In describing music, it usually doesn’t make sense to follow each track, but in this case, it is different. This plunderphonic trio experiments with sound sketches, vocal experiments, post-production, sound deformation, ambient landscapes, and noise interventions. The result lies somewhere between experimental rock, analog sound, noise tape experiments, and elements of field recording collages mixed with musique concrète. The whole album works as an unusual post-modern concept, a collage in which melodies are outlined indistinctly, textures creak, and analogue tools make the entire thing sound as if it were dusty, decaying. The unreal music closes capably with each passing minute, building up a broad panorama of 21st-century inspirations from trance-like variations, spoken word, melodic outlines, and psychedelic escapades.
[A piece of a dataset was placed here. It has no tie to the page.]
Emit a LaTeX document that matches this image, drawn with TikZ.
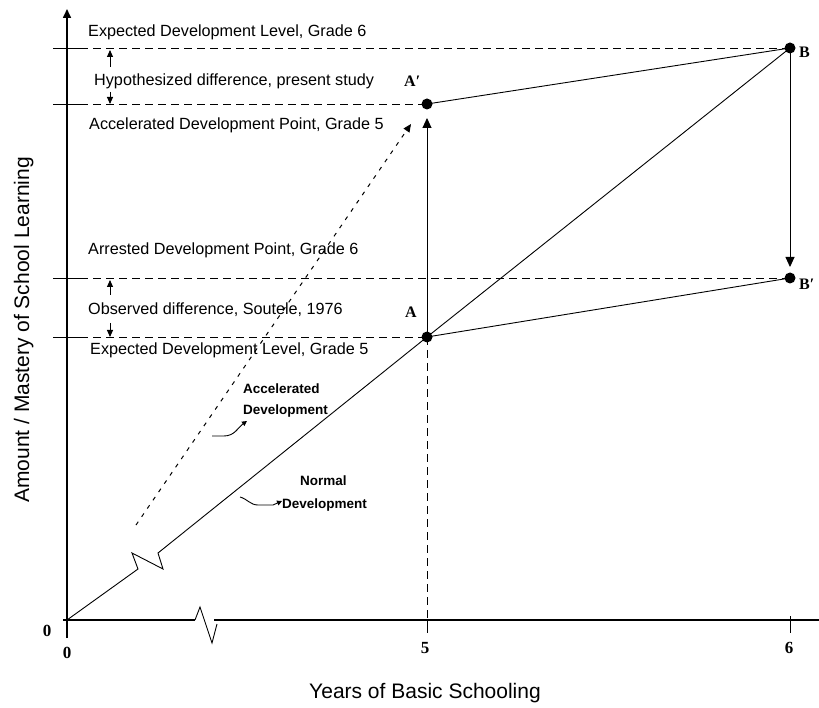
\documentclass[tikz,border=0pt]{standalone}
\usepackage{fontspec}
\setmainfont{Liberation Serif}
\setsansfont{Liberation Sans}
\usetikzlibrary{arrows.meta}
\newcommand{\mypr}{\symbol{"2032}}
\begin{document}
\begin{tikzpicture}[x=1pt,y=-1pt,
  lbl/.style={font=\sffamily\fontsize{16.2}{16}\selectfont, anchor=base west, inner sep=0pt},
  smalllbl/.style={font=\sffamily\bfseries\fontsize{13.5}{21}\selectfont, anchor=base west, inner sep=0pt},
  ptlbl/.style={font=\rmfamily\bfseries\fontsize{16}{16}\selectfont, anchor=base west, inner sep=0pt},
  ticklbl/.style={font=\rmfamily\bfseries\fontsize{17}{17}\selectfont, anchor=base, inner sep=0pt},
  axislbl/.style={font=\sffamily\fontsize{21}{21}\selectfont, anchor=base, inner sep=0pt},
  dot/.style={circle, fill=black, inner sep=0pt, minimum size=11pt},
  axisline/.style={line width=1.6pt},
  thin/.style={line width=0.9pt},
  hdash/.style={line width=0.9pt, dash pattern=on 8pt off 5pt},
  accdash/.style={line width=1pt, dash pattern=on 4pt off 6pt},
  bigarr/.style={-{Triangle[length=10pt,width=9pt]}},
  smallarr/.style={-{Triangle[length=7pt,width=6pt]}},
  tinyarr/.style={-{Triangle[length=5pt,width=5pt]}}
]
\useasboundingbox (0,0) rectangle (819,708);

% main points
\coordinate (O) at (67,620);
\node[dot] (A) at (427,337) {};
\node[dot] (Ap) at (427,104) {};
\node[dot] (B) at (790,48) {};
\node[dot] (Bp) at (790,278) {};

% axes
\coordinate (ybot) at (67,638);
\coordinate (ytop) at (67,9);
\draw[axisline, -{Triangle[length=9pt,width=8pt]}] (ybot) -- (ytop);
\coordinate (xl) at (63,620);
\coordinate (xb1) at (195,620);
\coordinate (xb2) at (214,620);
\coordinate (xr) at (819,620);
\draw[axisline] (xl) -- (xb1);
\draw[axisline] (xb2) -- (xr);
\draw[thin] (xb1) -- (200,607) -- (212,643) -- (217,624);

% ticks on x axis
\coordinate (t5a) at (427,620); \coordinate (t5b) at (427,633);
\coordinate (t6a) at (790,616); \coordinate (t6b) at (790,633);
\draw[thin] (t5a) -- (t5b);
\draw[thin] (t6a) -- (t6b);

% level lines
\foreach \n/\y in {l6/48, la/104, lr/278, l5/337}{
  \coordinate (\n s) at (53,\y);
  \coordinate (\n e) at (80,\y);
  \draw[thin] (\n s) -- (\n e);
}
\draw[hdash] (l6e) -- (B.center);
\draw[hdash] (lae) -- (Ap.center);
\draw[hdash] (lre) -- (Bp.center);
\draw[hdash] (l5e) -- (A.center);
\draw[hdash] (A.center) -- (t5a);

% solid connections
\draw[thin] (Ap.center) -- (B.center);
\draw[thin] (A.center) -- (Bp.center);
\coordinate (tipAp) at (427,118);
\coordinate (tipBp) at (790,267);
\draw[thin, bigarr] (A.center) -- (tipAp);
\draw[thin, bigarr] (B.center) -- (tipBp);

% normal development diagonal with break
\draw[thin] (O) -- (138,569) -- (132,553) -- (163,569) -- (158,553) -- (A.center) -- (B.center);

% accelerated development dashed line
\coordinate (accs) at (136,525);
\coordinate (acce) at (411,124);
\draw[accdash, -{Triangle[length=8pt,width=7pt]}] (accs) -- (acce);

% difference arrows
\coordinate (h1) at (110,67); \coordinate (h1t) at (110,50);
\coordinate (h2) at (110,92); \coordinate (h2t) at (110,104);
\coordinate (o1) at (110,295); \coordinate (o1t) at (110,280);
\coordinate (o2) at (110,323); \coordinate (o2t) at (110,337);
\draw[thin, smallarr] (h1) -- (h1t);
\draw[thin, smallarr] (h2) -- (h2t);
\draw[thin, smallarr] (o1) -- (o1t);
\draw[thin, smallarr] (o2) -- (o2t);

% left labels
\node[lbl] (t1) at (88,37) {Expected Development Level, Grade 6};
\node[lbl] (t2) at (94,86) {Hypothesized difference, present study};
\node[lbl] (t3) at (89,130) {Accelerated Development Point, Grade 5};
\node[lbl] (t4) at (88,255) {Arrested Development Point, Grade 6};
\node[lbl] (t5) at (88,315) {Observed difference, Soutele, 1976};
\node[lbl] (t6) at (90,355) {Expected Development Level, Grade 5};

% point labels
\node[ptlbl] (lAp) at (404,87) {A\mypr};
\node[ptlbl] (lA) at (405,318) {A};
\node[ptlbl] (lB) at (799,58) {B};
\node[ptlbl] (lBp) at (799,290) {B\mypr};

% curve labels
\node[smalllbl] (acc1) at (243,393) {Accelerated};
\node[smalllbl] (acc2) at (243,414) {Development};
\node[smalllbl] (nor1) at (300,485) {Normal};
\node[smalllbl] (nor2) at (282,508) {Development};
\coordinate (accl1) at (212,436);
\coordinate (accl2) at (247,421);
\draw[thin, tinyarr] (accl1) -- (224,436) to[out=0,in=215] (accl2);
\coordinate (norl1) at (240,497);
\coordinate (norl2) at (282,501);
\draw[thin, tinyarr] (norl1) to[out=-15,in=180] (258,505) -- (273,505) -- (norl2);

% tick labels
\node[ticklbl] (z1) at (47,636) {0};
\node[ticklbl] (z2) at (67,658) {0};
\node[ticklbl] (f5) at (425,653) {5};
\node[ticklbl] (f6) at (789,653) {6};

% axis labels
\node[axislbl] (xlab) at (425,698) {Years of Basic Schooling};
\node[axislbl, rotate=90] (ylab) at (29,330) {Amount / Mastery of School Learning};
\end{tikzpicture}
\end{document}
All are covered by a vigilantly controlled cloud of excellent post-production, which ensures that what first comes to the fore is not always the most important.

Better Corners are tricky: they contain the dynamic and the spectrum, making it necessary to look for the music inside, to delve deeper into what you hear in the foreground, saying: there is a lot hidden under, come and listen to it.